The land based carbon cycle works like this: carbon is taken out of the atmosphere by plants and converted to organic matter through photosynthesis. The oxygen in the molecule is released back to the air and the carbon becomes part of the plants structure and eventually the soil.
Our chemical use in crop production further inhibits the soil to recover from its depleted carbon position.
A 23-year comparable study by the Rodale Institute in Pennsylvania clearly demonstrates that land farmed organically through methods like no till and winter cover crops, absorb 30% more CO2 than conventionally farmed land. This translates to a decrease of 1.8 metric tonnes of CO2 in the atmosphere per acre of land converted to organic farming methods.
In Canada, by implementing organic farming practices on all conventionally farmed land our CO2 emissions would be reduced by 20% per year from the very first year. If, on an annual basis, we implemented organic farming methods on 5 % of all conventionally farmed land within a decade we would take more than 10% of our CO2 emission out of the atmosphere.

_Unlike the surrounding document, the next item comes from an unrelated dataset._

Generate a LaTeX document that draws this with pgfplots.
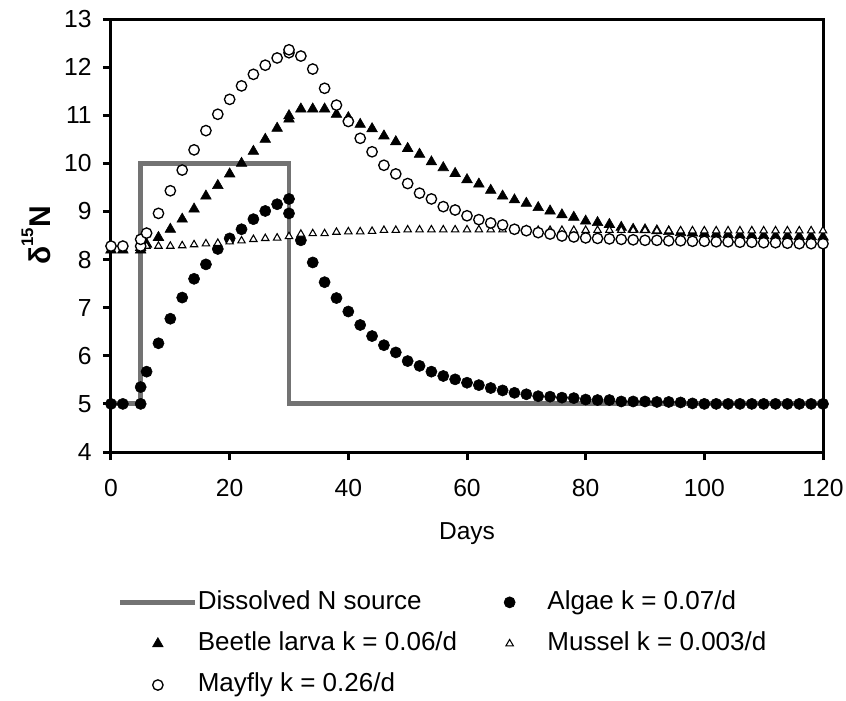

Not only does this no till method help retain soil organic matter and therefore carbon, Less tillage also decreases emissions of CO2 from farm machinery since the equipment makes fewer runs over the field. C02 sequestration through no-till practices are tripled when combined with the planting of winter cover crops which are used in organic farming to maintain a healthy soil.
The no till solution has been studied by the Federal Government as one of the ways to sequester carbon and meet their Kyoto targets
Governments around the world are currently pouring billions of dollars into their agricultural industry through various subsidy programs.
Canada currently subsidizes the agricultural industry at a rate of 7 billion each year.